In January 2026, Ukrainian scientist Yurii Kharabuha published version 1.0 of the SWO Military Rank/Grade Code System. The name SWO is an abbreviation of the first letters of the ranks: S (soldier/seaman/sergeant/starshina), W (warrant officer), O (officer). This development is based on the STANAG 2116 military rank codes, adapted for use in online encyclopedias for comparing military ranks of the 20th and 21st centuries:
- Officer (Of) and warrant officer (W) ranks are supplemented with the Of0 rank for officer candidates and W0 for warrant officer candidates, non-officer (S) ranks are supplemented with the S0 rank for recruits and the S10 rank for SEA with general officers (major general, lieutenant general etc.)

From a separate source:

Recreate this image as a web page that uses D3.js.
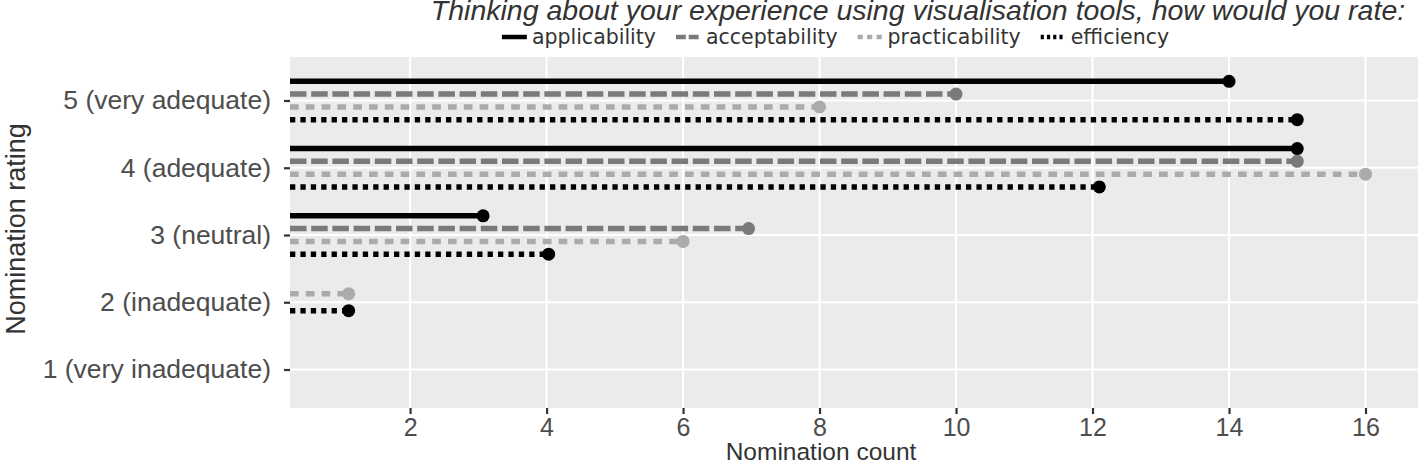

- Of and S ranks use the indices "+" (senior rank) and "-" (junior rank) to clarify rank
- for cases where the indices "+" and "–" are not enough, the index "++" was additionally introduced in version 1.4
- officer ranks (Of) are fully oriented to the OF codes of the STANAG 2116 standard, which are specified using the indices "+", "–" and "++":
  - the code Of10 is used for ranks of the field marshal level, which in STANAG 2116 have the code OF-10
  - the code Of10+ is used only for unique military ranks of the generalissimo level, which are clearly higher than the field marshal level and are absent in STANAG 2116
  - the code Of10– is used for military ranks that generally meet the criteria of the code Of10, but due to a relatively high frequency of assignment or for other national reasons deserve the code Of10–
  - for codes from Of9 to Of2 the following criteria are used:
    - commander-in-chief of the armed forces (OF-9) ― code Of9++
    - commander-in-chief of land forces/navy/air force (OF-9) ― code Of9+
    - army group commander (OF-9) or equivalent position ― code Of9
    - field army commander (OF-9) ― code Of9−
    - corps commander (OF-8) ― code Of8
    - division commander (OF-7) ― code Of7
    - brigade commander (OF-6) ― code Of6
    - regiment commander (OF-5) ― code Of5
    - battalion commander (OF-4) ― code Of4
    - staff officer (OF-3) ― code Of3
    - company commander (OF-2) ― code Of2
  - index «+» (senior rank) is used when at the same numerical rank an officer has a higher position, for example, is an army commander at the rank of OF-8
  - index «–» (junior rank) is used when at the same numerical rank an officer has a position characteristic of a younger rank, or for other national reasons
  - code Of1 is assigned to the basic rank OF-1, which corresponds to the rank assigned to a graduate of a military academy
  - code Of1+ is the senior rank OF-1, and code Of1− is a rank that for certain reasons is a younger rank OF-1 (Note: A typical example of Of1− is the rank of junior lieutenant, which in the Soviet Army was awarded to graduates of secondary specialized educational institutions, and in wartime to graduates of accelerated officer training courses)
- for non-officer ranks (S) there may be some offset relative to the OR code of the STANAG 2116 standard, due to the following reasons:
  - In the US Army, the OR-4 code is assigned to two ranks of different nature (specialist as the senior rank for enlisted personnel and corporal as the junior rank for non-commissioned officers), therefore the OR-4 code is divided into S4 for a corporal and S3 for a specialist, due to which all junior ranks in the US Army are offset by 1, namely: OR-3 = S2, OR-2 = S1, OR-1 = S0
  - Since the US Marine Corps does not have this problem, only the OR-1 rank becomes S0; the remaining USMC ranks, except S10, remain unchanged numerically: only the letter designation changes from OR to S
- the S10 rank, which has no equivalent in STANAG 2116, contains the following three subranks: S10− for SEA assigned to generals (division/corps/operational command SEA, FORCM/FLTCM etc.), S10 for SEA assigned to the commander of a branch of service, and S10+ for SEAC

To enable the SWO system to be used in comparative tables, as well as to allow comparison of police and other special ranks with military ranks, version 1.8 introduces a simplified code system (SWO+). The criteria for applying codes and indexes in the SWO+ system will be discussed in more detail in version 1.9, scheduled for release in Ukrainian, Russian, and English in the fall of 2026.